Local campaigners helped pack the public gallery of the Scottish Parliament debating chamber to hear their MSPs launch a joint attack on the government’s pro-wind farms strategy.
Thursday night’s session even witnessed a few brave SNP members, including Midlothian South, Tweeddale & Lauderdale’s Christine Grahame, refusing to let their political masters off the hook for the spread of turbines.
The reason for the packed attendance was a motion lodged by Lothians Labour MSP Neil Findlay, lambasting the lack of planning guidelines and absence of community involvement when it comes to the granting of turbine applications.
Mr Findlay described an application for a line of 250 turbines stretching from North Lanarkshire to Edinburgh’s south-west fringes, as like something from the American Klondike gold rush.

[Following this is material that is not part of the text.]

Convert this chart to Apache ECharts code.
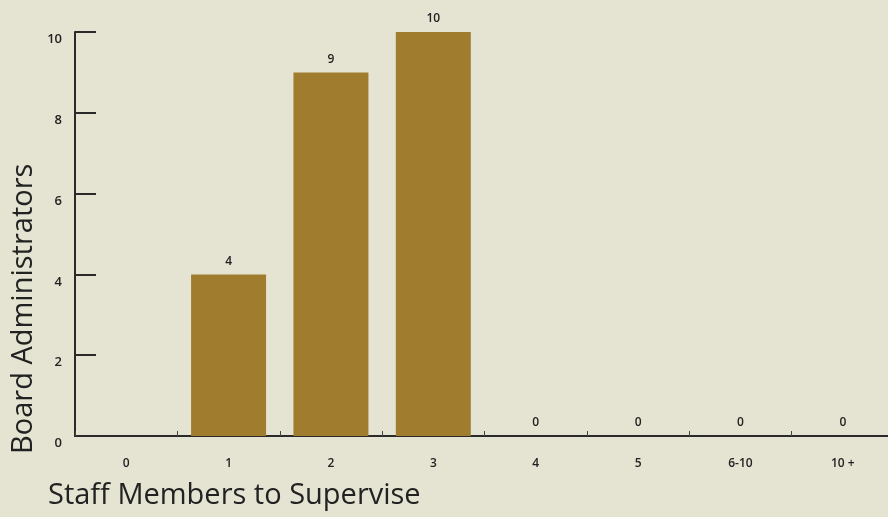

For procedural reasons there was no vote on Mr Findlay’s motion, but that didn’t stop Borders MSPs queuing up to speak.
Conservative MSP for Ettrick, Roxburgh & Berwickshire John Lamont said many of his constituents felt their communities were coming under attack from speculative wind farm applications.
“In many cases, a wind farm application might be opposed by residents, the community council, the locally-elected councillors, the council’s planning officials and the local planning committee, yet the developer may then appeal to a Scottish Government-appointed reporter who will quite often impose the will of the Scottish Government and approve the application,” he said.
“No wonder so many Scots feel that the planning system is stacked against them when it comes to wind farm applications.”
With 11 applications for a total of 156 turbines pending consideration by Borders planners, Ms Grahame said there had been an “extraordinary and unwanted proliferation” of wind farms across the region since turbines were first erected on Soutra a number of years ago.
The term ‘wind farm’, she said, is a misnomer. “These are industrial developments in the countryside. The hills are gouged out to make tracks where there were none and great turbines are taking up our lanes and through our villages.
“It is not just about location or size – it is, as other members have said, about the cumulative impact. There have been easy pickings in certain areas, and the fault has been with local authorities, which were naive in the beginning. It took the communities to point out what was happening beneath their feet.
“I am not letting the Government completely off the hook, but the first responsibility for smaller developments lies with the local authority, which needs to get it right and react responsibly to the community.”
Other Borders MSPs who contributed to the debate included Paul Wheelhouse (South Scotland) (SNP) who felt community interests had often been an afterthought for both parties in the Borders.
Environment minister Fergus Ewing told MSPs that Scottish Natural Heritage will be publishing new guidance shortly on the cumulative impact of wind farms, as well as guidance on landcsape and siting.
And it can’t come too soon for Scottish Borders councillor and executive member for planning and environment, Carolyn Riddel-Carre.
“Hopefully it will come soon because it’s very frustrating when you have a reporter from the Government wanting to override what the council decides,” she said.
“Scottish Borders Council agreed a lot of the early wind farm sites because they were easy at first. But now it is much harder and we have to be careful or the Borders will be a porcupine of windmills.
“After our people, the landscape is the Borders’ greatest asset.”
Lauderdale anti-wind farm campaigner and engineering professor, Jack Ponton, who was in the packed public gallery, says he was “appalled by the shameful absence” of SNP parliamentarians.
“I was, however, heartened by the contributions of local MSPs. I thought that John Lamont made some particularly good points. Christine Grahame now seems to have understood something of the feelings that this issue arouses amongst her constituents.
“But while our local representatives are speaking up on our behalf, I’m afraid that those with actual power are simply not listening.”